_WHAT IS ASKED_: Scan the lines below for the string "using" and report how many lines contain it, giving only the number.

-- START DATA BLOCK --

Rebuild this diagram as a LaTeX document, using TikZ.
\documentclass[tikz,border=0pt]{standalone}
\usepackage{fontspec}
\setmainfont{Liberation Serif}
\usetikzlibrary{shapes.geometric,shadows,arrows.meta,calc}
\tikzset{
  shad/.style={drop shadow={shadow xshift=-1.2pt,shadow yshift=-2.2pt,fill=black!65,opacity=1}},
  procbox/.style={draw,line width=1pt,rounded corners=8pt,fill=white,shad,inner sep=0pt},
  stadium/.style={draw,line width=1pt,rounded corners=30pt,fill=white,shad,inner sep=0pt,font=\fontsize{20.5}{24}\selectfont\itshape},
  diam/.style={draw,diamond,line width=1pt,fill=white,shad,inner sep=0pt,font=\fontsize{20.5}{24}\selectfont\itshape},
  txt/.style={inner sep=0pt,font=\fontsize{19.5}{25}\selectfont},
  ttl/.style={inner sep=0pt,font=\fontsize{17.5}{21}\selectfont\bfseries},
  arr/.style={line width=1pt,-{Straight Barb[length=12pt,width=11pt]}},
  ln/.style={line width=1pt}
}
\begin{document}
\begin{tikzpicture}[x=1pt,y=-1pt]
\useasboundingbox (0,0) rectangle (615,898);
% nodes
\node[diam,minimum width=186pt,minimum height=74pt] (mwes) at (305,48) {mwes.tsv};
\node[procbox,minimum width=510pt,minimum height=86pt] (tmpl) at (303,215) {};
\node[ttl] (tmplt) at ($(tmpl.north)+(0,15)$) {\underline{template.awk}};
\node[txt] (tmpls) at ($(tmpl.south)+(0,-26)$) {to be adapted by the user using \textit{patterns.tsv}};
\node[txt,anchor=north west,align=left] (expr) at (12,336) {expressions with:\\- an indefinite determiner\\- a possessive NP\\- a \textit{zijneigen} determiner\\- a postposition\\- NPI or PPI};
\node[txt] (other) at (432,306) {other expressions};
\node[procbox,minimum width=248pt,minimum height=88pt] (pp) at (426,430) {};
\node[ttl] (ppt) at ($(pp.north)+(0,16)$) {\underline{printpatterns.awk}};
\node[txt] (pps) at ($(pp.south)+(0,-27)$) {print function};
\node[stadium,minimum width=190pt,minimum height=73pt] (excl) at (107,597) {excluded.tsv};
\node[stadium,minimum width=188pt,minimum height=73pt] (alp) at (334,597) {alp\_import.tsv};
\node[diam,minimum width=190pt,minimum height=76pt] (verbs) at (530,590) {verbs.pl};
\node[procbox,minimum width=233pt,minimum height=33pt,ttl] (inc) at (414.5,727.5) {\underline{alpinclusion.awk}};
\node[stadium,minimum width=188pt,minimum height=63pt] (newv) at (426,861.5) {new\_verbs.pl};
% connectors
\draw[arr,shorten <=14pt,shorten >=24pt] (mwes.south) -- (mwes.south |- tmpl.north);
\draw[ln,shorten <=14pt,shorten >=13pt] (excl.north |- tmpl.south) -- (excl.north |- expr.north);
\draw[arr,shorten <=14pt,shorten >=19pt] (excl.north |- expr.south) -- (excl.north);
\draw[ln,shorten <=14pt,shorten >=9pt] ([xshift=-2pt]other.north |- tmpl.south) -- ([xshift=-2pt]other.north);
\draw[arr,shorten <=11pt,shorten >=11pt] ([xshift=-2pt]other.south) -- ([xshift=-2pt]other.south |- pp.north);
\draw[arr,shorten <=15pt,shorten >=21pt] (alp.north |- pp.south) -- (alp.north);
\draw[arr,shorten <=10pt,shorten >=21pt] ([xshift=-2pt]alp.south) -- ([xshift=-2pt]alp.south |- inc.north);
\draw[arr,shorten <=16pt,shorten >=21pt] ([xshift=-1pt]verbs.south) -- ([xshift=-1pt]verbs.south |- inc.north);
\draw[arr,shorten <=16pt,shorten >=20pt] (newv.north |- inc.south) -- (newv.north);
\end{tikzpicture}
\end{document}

-- END DATA BLOCK --

_THE REPLY_: 2